What the task requires:
Output the lines exactly, from the one where "Emit a LaTeX" appears through the one where "(0,0) rectangle (23.42,7.6);" appears. Images are left out.

* start Exercise input *

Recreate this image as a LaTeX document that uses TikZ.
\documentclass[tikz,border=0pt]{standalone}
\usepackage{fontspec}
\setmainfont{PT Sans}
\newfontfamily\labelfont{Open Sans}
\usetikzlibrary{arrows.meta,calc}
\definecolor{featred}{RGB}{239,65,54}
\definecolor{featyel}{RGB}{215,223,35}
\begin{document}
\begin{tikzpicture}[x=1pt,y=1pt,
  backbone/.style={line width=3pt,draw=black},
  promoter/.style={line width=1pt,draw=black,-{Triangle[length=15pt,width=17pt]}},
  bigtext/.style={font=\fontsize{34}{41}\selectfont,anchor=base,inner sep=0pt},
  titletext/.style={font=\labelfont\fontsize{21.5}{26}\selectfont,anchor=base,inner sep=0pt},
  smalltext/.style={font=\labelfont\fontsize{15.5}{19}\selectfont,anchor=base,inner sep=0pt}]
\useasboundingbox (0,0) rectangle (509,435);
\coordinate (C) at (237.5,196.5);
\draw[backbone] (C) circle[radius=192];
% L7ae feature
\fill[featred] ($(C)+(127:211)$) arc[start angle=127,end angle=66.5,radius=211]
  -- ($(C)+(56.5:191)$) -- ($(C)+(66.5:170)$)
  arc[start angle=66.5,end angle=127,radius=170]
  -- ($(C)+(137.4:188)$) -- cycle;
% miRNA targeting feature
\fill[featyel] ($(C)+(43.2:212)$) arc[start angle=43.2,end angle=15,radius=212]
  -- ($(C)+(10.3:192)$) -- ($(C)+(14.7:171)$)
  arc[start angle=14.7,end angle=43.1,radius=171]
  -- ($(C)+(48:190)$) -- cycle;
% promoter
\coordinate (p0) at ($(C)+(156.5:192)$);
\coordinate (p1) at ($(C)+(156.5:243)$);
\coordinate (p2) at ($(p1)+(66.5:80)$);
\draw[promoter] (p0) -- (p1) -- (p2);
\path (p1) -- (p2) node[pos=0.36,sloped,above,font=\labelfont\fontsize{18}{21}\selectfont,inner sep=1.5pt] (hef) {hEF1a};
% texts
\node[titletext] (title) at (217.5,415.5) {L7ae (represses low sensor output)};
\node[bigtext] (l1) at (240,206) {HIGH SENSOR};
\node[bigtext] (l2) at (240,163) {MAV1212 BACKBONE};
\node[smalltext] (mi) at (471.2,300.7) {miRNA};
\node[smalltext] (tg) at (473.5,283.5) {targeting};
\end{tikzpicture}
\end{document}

* end Exercise input *
* start Exercise input *

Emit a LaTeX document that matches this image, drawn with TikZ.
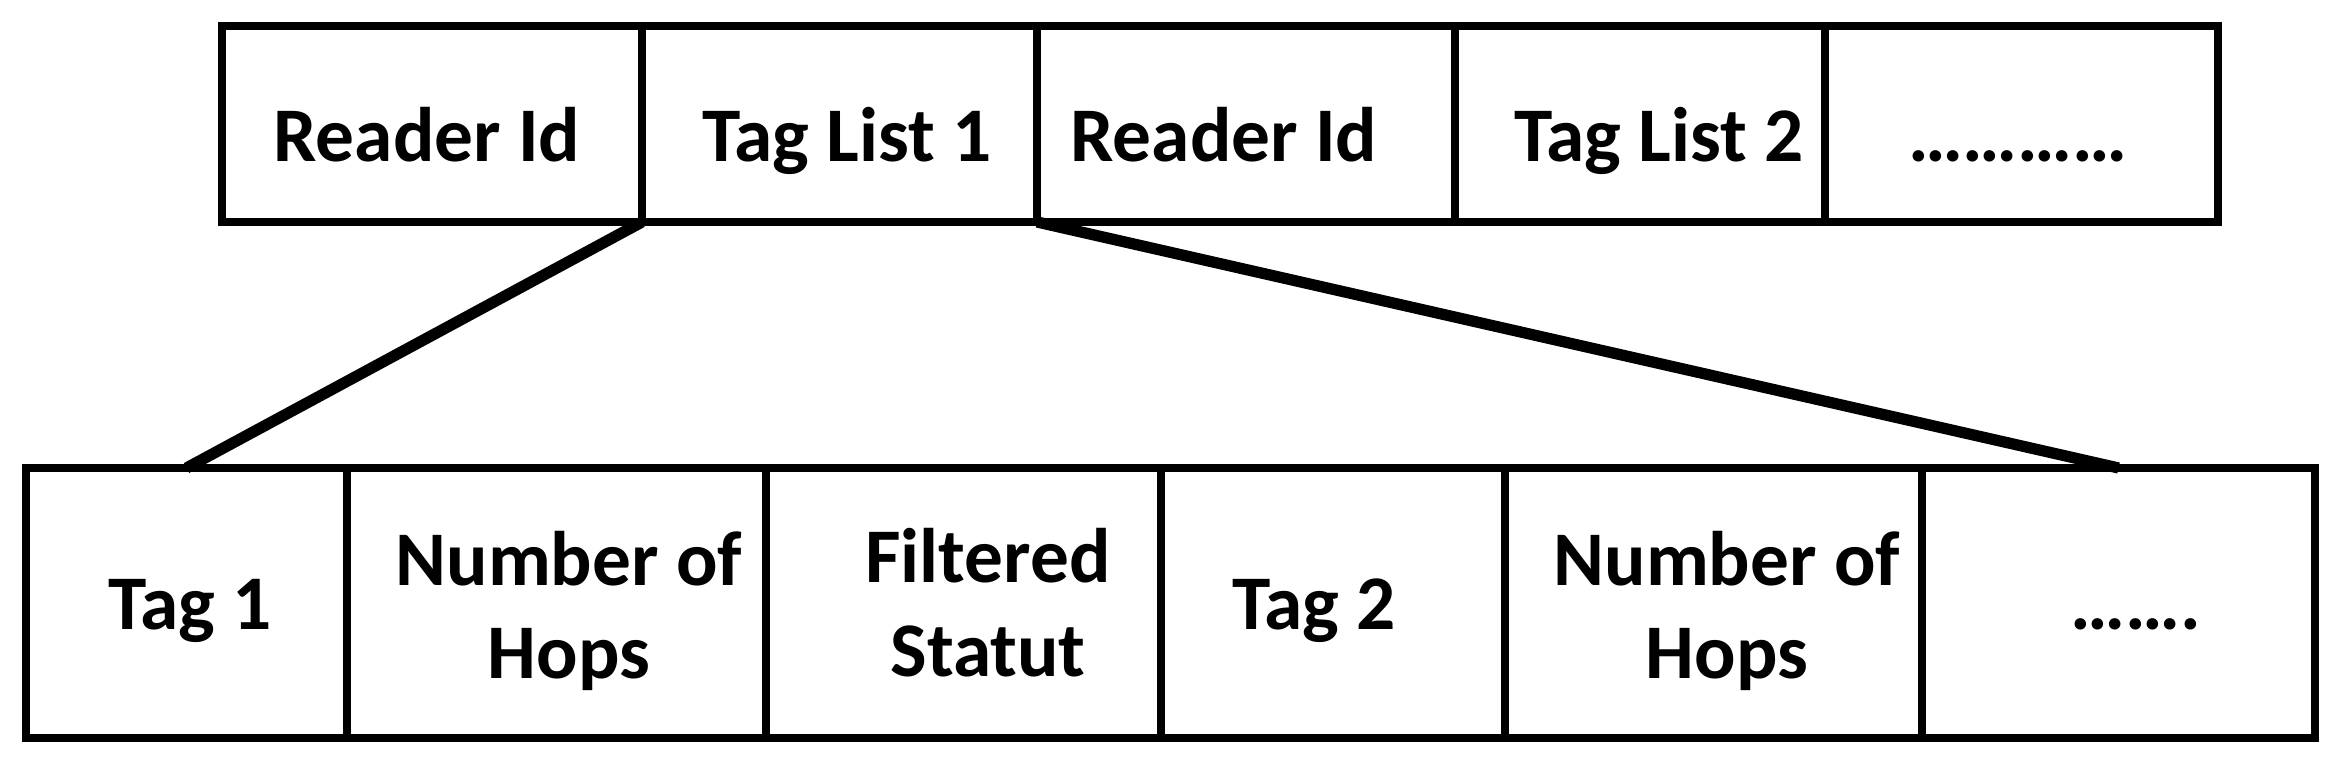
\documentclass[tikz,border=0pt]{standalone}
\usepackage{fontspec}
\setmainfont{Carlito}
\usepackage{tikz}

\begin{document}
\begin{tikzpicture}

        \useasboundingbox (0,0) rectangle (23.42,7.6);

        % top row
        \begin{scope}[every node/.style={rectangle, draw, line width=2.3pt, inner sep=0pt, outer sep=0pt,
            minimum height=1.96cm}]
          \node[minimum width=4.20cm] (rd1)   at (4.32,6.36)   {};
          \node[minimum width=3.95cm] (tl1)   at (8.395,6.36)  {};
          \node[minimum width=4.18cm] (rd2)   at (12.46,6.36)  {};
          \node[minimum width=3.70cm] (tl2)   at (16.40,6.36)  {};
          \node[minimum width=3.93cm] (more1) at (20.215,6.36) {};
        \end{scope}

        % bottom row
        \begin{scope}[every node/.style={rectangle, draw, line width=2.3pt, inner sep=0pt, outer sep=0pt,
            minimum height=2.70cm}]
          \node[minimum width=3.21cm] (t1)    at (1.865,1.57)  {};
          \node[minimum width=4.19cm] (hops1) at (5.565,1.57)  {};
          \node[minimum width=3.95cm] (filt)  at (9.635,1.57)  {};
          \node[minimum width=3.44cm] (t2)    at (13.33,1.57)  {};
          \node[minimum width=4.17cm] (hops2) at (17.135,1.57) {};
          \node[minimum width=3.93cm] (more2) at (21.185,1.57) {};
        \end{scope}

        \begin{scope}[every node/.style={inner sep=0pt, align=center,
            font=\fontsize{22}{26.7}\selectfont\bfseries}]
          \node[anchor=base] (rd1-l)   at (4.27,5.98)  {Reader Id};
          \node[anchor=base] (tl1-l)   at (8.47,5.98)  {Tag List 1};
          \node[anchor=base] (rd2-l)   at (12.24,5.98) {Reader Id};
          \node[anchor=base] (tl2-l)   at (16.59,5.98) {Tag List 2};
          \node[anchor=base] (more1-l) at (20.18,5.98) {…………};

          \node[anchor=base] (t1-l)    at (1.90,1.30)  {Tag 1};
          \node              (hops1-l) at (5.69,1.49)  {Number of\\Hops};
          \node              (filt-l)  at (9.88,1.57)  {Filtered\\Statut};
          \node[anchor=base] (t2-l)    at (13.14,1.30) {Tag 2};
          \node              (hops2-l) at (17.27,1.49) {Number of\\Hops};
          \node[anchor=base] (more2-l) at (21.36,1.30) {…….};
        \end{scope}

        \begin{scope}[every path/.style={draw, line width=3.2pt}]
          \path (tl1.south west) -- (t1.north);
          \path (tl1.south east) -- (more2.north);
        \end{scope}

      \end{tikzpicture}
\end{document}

* end Exercise input *

Written response:
Emit a LaTeX document that matches this image, drawn with TikZ.
\documentclass[tikz,border=0pt]{standalone}
\usepackage{fontspec}
\setmainfont{Carlito}
\usepackage{tikz}

\begin{document}
\begin{tikzpicture}

        \useasboundingbox (0,0) rectangle (23.42,7.6);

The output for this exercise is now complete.